→ The request
Scan the following material for the string "chart" and copy each line in which it appears.

→ Information shown

◇ ◇ ◇ ◇ ◇

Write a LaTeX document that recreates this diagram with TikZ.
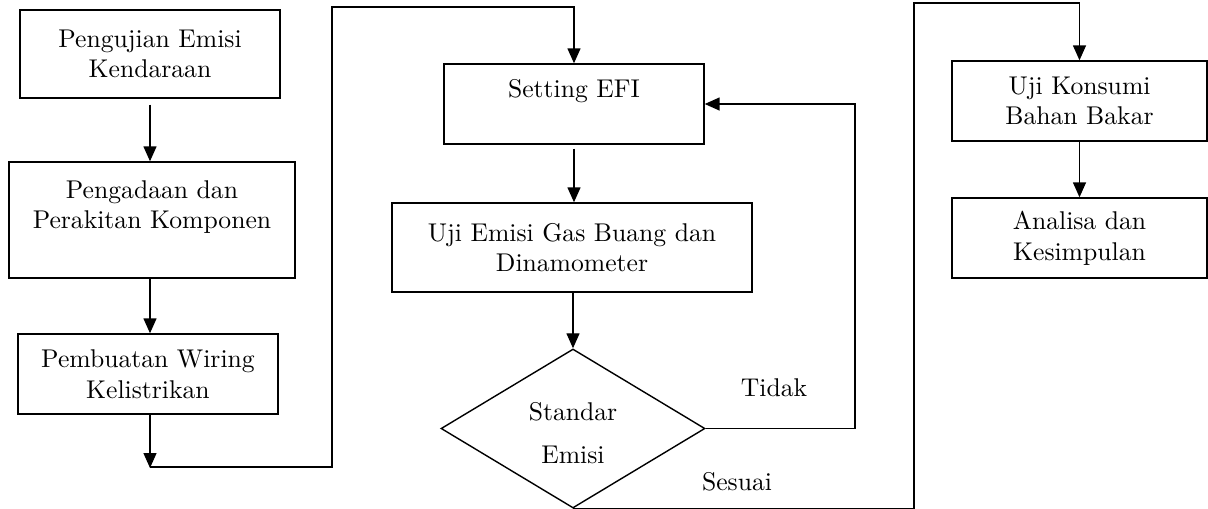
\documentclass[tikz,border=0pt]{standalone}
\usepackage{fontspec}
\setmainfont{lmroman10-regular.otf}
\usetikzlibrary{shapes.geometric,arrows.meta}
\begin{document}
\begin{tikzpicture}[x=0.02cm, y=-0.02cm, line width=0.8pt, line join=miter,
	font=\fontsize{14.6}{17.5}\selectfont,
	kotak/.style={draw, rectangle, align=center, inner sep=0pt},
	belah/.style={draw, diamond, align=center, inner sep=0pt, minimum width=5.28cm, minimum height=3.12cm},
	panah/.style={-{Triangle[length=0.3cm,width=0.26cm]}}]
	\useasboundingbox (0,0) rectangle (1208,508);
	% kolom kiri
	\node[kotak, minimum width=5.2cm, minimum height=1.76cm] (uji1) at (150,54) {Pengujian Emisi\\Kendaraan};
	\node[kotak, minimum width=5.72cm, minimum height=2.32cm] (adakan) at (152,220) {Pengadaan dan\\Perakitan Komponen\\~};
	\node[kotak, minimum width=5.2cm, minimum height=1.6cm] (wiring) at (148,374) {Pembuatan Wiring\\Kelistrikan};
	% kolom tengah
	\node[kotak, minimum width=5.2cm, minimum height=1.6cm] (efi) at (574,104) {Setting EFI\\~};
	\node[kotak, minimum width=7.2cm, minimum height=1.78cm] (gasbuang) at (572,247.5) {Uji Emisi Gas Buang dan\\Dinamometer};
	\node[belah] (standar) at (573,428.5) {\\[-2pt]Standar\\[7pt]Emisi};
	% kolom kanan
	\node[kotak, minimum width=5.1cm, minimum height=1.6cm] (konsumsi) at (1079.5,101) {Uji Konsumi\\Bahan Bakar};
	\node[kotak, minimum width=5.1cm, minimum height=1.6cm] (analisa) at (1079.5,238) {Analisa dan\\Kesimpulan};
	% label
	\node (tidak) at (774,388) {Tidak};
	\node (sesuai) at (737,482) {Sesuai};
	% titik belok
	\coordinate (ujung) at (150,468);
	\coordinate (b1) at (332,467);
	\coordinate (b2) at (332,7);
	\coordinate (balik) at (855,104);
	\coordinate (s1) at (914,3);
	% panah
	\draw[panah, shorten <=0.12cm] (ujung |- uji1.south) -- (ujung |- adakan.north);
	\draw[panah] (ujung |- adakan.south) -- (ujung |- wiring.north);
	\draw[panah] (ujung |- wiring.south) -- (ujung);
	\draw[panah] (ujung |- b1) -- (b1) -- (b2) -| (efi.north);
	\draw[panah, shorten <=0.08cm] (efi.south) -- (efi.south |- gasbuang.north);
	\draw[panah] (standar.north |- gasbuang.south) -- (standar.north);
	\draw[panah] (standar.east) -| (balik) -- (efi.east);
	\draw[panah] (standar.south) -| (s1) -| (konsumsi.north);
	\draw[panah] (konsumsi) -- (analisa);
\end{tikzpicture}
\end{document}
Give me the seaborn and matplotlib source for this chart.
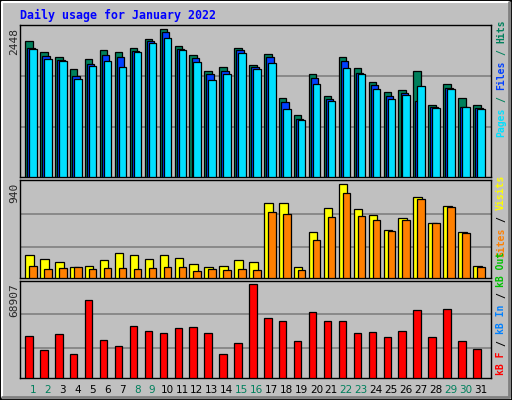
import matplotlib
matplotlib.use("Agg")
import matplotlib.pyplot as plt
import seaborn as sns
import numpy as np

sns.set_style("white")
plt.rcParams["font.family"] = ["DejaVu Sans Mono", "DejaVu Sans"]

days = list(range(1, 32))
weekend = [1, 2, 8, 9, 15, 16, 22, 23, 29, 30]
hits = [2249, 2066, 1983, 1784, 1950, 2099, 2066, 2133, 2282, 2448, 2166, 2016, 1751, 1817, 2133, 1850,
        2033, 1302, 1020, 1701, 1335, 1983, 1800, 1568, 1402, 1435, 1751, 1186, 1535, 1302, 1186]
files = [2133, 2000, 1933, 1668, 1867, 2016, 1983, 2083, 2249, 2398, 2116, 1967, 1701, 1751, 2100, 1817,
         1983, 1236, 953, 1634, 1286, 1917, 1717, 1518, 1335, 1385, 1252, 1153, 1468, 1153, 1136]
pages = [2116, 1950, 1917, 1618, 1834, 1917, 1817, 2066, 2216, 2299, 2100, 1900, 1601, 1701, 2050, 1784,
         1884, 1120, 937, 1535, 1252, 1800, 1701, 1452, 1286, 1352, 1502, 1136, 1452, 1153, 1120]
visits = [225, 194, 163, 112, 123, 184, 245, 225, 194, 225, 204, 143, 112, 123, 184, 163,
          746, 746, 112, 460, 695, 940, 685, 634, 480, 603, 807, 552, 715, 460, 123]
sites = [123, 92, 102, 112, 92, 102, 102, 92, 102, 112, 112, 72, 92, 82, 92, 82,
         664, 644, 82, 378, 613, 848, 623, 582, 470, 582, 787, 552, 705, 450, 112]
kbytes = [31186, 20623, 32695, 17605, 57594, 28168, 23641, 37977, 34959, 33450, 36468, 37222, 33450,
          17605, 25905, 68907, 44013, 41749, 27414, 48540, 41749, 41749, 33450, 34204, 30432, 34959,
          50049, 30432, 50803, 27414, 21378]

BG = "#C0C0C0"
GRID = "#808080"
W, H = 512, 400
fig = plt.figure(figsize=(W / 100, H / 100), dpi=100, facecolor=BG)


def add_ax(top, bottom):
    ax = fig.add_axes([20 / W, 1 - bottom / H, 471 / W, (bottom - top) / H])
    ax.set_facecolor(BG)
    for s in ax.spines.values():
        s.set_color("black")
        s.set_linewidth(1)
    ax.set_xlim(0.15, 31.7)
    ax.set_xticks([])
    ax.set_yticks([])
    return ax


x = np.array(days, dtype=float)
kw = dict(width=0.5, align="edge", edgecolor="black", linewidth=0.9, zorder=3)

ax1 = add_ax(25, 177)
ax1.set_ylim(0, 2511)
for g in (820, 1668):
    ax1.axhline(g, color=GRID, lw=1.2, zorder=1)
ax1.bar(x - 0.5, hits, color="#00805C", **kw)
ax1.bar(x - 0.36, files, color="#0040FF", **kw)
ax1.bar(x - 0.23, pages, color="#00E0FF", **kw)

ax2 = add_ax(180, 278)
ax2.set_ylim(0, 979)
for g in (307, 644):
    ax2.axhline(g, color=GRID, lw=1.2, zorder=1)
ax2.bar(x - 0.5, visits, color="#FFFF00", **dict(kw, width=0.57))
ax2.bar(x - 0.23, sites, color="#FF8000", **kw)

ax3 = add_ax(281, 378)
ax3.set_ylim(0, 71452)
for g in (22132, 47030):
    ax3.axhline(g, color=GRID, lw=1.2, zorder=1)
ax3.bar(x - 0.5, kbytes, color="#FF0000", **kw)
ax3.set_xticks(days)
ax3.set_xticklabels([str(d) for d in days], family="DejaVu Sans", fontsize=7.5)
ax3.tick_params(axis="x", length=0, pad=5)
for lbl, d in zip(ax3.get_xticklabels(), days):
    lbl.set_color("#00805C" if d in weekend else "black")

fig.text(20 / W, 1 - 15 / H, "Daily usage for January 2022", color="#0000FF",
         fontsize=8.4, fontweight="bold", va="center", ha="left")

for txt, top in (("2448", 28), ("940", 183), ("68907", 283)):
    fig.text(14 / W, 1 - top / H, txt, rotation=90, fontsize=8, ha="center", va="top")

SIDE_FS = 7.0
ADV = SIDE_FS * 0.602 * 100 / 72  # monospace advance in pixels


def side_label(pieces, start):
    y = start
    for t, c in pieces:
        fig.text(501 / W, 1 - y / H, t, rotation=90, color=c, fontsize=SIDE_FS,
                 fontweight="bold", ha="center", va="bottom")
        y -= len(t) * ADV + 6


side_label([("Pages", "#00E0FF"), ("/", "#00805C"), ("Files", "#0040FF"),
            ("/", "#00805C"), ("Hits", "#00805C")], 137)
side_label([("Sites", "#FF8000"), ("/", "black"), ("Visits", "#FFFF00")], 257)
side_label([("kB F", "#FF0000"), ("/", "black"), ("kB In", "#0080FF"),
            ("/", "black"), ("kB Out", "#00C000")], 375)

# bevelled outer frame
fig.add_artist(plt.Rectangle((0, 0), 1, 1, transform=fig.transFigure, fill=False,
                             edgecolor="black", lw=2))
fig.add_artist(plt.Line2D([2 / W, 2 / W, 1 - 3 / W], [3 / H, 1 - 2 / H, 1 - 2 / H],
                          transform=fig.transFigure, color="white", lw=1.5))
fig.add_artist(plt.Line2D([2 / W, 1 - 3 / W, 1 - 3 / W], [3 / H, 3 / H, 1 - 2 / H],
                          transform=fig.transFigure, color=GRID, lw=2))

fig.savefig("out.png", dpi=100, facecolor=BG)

◇ ◇ ◇ ◇ ◇

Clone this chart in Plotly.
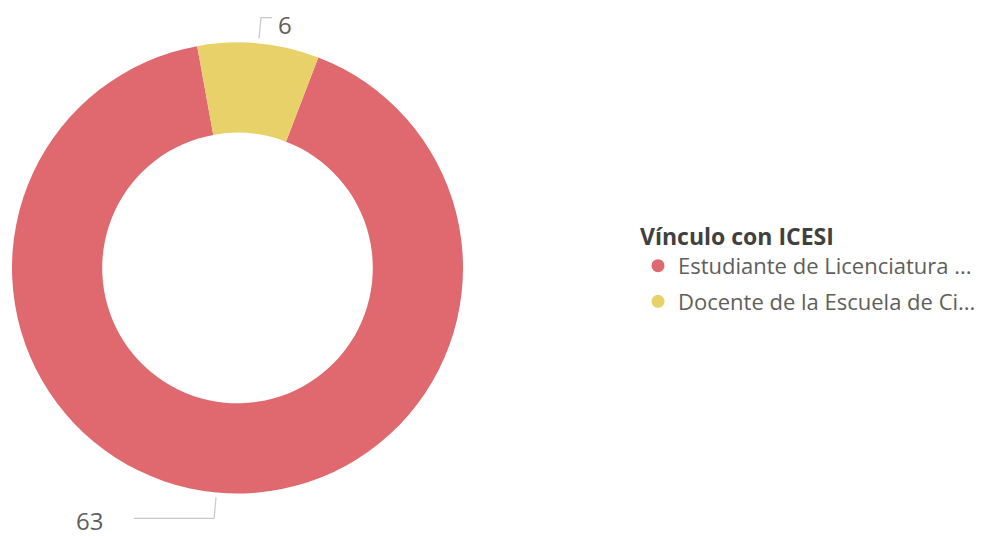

◇ ◇ ◇ ◇ ◇

→ Output below
Give me the seaborn and matplotlib source for this chart.
Clone this chart in Plotly.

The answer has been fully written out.